Prompt → Output a verbatim copy of the data, cut off after the line that contains "const SX = 1.45;".

Supplied material →
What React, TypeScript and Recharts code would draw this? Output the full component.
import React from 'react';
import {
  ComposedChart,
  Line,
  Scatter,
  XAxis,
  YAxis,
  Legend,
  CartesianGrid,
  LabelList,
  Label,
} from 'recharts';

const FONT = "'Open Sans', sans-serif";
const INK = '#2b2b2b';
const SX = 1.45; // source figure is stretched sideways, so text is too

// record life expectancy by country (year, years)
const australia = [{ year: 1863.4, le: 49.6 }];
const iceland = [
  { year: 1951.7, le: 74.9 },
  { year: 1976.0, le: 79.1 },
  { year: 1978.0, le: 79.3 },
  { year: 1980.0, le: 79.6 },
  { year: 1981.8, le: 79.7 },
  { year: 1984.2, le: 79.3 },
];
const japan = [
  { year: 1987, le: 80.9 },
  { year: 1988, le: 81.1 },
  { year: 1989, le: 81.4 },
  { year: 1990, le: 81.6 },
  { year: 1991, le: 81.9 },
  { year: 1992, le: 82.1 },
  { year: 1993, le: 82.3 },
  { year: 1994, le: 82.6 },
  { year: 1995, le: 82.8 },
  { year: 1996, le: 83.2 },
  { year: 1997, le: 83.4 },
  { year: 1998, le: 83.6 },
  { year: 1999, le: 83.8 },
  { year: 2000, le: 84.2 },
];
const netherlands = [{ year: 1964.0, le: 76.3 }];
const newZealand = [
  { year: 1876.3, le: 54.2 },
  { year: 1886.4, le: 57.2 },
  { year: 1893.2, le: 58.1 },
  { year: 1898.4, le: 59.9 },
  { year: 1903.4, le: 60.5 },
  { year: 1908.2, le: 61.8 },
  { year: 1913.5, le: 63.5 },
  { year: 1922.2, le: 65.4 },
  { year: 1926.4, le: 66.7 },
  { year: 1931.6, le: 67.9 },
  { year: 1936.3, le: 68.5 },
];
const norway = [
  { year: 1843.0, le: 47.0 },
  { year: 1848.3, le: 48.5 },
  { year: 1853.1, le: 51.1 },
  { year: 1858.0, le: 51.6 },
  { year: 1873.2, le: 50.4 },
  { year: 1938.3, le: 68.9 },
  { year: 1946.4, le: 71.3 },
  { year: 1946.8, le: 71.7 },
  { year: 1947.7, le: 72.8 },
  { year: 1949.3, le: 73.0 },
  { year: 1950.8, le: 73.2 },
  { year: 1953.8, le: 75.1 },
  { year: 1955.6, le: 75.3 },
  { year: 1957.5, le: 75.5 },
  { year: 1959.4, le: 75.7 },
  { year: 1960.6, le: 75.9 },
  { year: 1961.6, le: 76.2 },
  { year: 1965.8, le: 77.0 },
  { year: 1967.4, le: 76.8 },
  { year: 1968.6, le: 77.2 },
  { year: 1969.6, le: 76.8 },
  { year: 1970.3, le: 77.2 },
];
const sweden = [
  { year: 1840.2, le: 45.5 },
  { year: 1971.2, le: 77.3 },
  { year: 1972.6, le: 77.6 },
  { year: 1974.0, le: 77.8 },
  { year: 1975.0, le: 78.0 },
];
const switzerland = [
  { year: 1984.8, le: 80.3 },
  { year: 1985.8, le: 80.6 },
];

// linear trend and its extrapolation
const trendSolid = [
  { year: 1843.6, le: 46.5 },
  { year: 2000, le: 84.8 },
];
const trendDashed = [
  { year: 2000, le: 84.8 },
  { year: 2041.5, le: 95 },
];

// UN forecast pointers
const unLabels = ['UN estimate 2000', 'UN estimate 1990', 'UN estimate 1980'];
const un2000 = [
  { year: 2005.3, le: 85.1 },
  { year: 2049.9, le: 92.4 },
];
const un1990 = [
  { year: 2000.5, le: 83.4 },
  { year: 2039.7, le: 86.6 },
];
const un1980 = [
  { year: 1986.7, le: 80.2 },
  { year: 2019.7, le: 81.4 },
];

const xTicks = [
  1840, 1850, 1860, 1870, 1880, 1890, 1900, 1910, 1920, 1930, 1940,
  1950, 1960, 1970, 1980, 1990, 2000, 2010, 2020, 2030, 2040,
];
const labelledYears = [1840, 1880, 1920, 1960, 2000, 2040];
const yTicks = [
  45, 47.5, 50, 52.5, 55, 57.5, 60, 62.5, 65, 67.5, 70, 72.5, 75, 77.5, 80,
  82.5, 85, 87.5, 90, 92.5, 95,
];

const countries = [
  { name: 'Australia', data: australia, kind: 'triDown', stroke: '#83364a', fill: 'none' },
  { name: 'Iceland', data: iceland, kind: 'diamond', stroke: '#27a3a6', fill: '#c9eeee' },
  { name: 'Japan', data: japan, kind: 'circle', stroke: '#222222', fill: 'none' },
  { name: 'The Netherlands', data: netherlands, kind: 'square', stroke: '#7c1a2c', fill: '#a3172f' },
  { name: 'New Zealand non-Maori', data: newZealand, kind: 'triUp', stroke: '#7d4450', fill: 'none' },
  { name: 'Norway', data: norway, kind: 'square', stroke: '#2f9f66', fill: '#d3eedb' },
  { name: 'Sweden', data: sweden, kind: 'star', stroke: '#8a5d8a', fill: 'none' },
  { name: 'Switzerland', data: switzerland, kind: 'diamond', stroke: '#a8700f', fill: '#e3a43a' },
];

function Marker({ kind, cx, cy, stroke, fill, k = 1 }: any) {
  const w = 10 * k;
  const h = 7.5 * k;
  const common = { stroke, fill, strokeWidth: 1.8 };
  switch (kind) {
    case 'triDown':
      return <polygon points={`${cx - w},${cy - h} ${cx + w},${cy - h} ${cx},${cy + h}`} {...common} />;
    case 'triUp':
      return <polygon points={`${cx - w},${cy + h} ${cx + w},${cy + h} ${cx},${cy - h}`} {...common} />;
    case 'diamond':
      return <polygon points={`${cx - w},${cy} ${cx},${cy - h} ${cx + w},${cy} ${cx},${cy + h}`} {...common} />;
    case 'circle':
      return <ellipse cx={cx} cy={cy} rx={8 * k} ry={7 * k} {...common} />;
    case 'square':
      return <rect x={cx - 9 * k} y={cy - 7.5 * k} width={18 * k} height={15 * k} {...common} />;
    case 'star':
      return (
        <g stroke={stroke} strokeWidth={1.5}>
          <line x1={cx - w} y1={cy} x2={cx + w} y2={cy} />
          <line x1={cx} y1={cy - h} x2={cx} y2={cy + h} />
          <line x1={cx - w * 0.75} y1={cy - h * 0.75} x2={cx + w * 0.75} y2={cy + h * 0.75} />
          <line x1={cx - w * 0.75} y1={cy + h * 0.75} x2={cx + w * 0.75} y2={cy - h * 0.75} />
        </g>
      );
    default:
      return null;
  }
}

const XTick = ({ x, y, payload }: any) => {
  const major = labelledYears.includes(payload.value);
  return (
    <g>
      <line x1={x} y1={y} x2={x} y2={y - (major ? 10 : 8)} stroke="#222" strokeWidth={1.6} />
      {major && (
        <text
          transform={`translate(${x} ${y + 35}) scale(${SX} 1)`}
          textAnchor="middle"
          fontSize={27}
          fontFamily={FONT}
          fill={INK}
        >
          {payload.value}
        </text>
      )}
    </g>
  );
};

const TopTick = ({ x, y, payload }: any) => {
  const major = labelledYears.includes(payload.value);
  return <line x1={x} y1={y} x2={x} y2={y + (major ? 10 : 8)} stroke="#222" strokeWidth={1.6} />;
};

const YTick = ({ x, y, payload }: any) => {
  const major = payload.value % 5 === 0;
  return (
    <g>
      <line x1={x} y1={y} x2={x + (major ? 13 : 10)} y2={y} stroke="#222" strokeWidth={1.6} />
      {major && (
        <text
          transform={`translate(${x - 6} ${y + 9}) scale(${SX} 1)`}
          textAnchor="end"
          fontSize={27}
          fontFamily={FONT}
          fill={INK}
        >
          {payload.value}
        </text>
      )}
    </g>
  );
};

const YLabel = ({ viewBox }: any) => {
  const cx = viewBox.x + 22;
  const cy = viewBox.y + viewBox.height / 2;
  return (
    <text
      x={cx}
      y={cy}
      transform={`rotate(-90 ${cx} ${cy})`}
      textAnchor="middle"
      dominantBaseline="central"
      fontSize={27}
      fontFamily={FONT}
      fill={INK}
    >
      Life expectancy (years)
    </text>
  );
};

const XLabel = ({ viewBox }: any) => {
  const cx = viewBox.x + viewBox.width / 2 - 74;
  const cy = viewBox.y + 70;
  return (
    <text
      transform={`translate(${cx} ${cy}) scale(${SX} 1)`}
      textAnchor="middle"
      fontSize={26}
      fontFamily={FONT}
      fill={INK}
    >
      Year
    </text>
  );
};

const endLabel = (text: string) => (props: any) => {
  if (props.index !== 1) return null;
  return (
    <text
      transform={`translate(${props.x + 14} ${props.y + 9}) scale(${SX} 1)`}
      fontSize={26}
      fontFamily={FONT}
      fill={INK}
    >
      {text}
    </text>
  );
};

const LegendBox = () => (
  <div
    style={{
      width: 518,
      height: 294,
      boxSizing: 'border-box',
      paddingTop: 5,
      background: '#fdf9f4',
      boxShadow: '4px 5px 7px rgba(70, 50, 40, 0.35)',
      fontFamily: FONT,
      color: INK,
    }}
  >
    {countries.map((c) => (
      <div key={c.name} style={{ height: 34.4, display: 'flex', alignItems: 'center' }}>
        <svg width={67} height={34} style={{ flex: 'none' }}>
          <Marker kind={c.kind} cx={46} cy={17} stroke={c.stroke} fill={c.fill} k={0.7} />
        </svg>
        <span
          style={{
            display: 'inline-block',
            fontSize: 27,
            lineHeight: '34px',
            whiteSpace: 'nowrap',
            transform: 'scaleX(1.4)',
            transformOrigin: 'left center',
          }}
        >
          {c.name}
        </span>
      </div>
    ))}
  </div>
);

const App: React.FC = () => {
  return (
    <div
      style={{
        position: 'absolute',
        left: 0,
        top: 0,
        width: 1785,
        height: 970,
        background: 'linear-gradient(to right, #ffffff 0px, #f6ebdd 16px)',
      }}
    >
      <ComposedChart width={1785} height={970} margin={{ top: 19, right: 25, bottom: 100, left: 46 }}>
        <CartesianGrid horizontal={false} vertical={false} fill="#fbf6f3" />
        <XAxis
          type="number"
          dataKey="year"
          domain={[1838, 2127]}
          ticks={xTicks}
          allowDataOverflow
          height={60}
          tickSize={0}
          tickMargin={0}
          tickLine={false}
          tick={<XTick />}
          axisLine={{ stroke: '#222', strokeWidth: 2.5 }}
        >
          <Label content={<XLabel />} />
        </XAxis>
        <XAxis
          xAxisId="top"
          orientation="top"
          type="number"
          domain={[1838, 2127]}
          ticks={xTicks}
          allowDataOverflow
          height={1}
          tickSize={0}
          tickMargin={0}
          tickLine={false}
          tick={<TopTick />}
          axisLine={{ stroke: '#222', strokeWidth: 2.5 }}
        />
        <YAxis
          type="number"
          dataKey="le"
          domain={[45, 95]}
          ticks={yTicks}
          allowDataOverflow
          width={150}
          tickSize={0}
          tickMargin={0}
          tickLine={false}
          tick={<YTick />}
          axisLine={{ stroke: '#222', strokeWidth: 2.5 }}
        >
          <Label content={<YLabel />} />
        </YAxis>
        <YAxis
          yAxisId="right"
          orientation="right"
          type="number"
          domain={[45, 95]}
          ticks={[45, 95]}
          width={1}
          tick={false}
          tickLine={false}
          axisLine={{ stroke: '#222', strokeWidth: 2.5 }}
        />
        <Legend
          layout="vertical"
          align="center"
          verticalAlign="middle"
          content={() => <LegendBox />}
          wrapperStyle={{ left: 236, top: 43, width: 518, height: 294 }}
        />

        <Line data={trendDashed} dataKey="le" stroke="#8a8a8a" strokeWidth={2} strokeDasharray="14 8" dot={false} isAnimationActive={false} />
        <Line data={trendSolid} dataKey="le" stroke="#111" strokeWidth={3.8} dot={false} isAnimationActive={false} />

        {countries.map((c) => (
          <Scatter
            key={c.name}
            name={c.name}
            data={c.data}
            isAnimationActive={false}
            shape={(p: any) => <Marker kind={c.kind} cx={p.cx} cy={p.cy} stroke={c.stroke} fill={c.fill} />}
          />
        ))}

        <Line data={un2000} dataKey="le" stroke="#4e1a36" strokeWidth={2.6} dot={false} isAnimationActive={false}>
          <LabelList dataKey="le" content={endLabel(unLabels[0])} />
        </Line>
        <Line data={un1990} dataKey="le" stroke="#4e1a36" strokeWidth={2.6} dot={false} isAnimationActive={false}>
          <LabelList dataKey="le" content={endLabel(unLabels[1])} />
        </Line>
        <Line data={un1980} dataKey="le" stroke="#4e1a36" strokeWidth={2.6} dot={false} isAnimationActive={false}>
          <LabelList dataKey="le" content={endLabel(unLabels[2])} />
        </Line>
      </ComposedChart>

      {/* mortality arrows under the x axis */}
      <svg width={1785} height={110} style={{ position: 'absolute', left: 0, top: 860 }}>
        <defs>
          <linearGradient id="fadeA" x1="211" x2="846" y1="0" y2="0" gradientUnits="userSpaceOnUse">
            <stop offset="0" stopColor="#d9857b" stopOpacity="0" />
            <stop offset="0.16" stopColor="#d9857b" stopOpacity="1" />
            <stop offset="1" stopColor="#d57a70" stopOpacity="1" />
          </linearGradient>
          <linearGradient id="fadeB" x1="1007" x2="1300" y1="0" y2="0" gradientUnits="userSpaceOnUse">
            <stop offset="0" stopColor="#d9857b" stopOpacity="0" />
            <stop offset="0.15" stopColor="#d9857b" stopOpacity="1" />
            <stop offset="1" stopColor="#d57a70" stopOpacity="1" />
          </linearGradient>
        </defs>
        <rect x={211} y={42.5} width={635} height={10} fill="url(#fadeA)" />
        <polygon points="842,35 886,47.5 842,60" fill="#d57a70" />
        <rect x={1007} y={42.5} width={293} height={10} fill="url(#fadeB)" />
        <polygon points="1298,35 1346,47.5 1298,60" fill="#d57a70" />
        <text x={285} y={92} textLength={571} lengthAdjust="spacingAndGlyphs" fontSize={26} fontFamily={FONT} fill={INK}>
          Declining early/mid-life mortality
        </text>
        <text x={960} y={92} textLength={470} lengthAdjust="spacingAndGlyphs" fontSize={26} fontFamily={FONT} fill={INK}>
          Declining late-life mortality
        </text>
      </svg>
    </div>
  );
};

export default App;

Result →
What React, TypeScript and Recharts code would draw this? Output the full component.
import React from 'react';
import {
  ComposedChart,
  Line,
  Scatter,
  XAxis,
  YAxis,
  Legend,
  CartesianGrid,
  LabelList,
  Label,
} from 'recharts';

const FONT = "'Open Sans', sans-serif";
const INK = '#2b2b2b';
const SX = 1.45; // source figure is stretched sideways, so text is too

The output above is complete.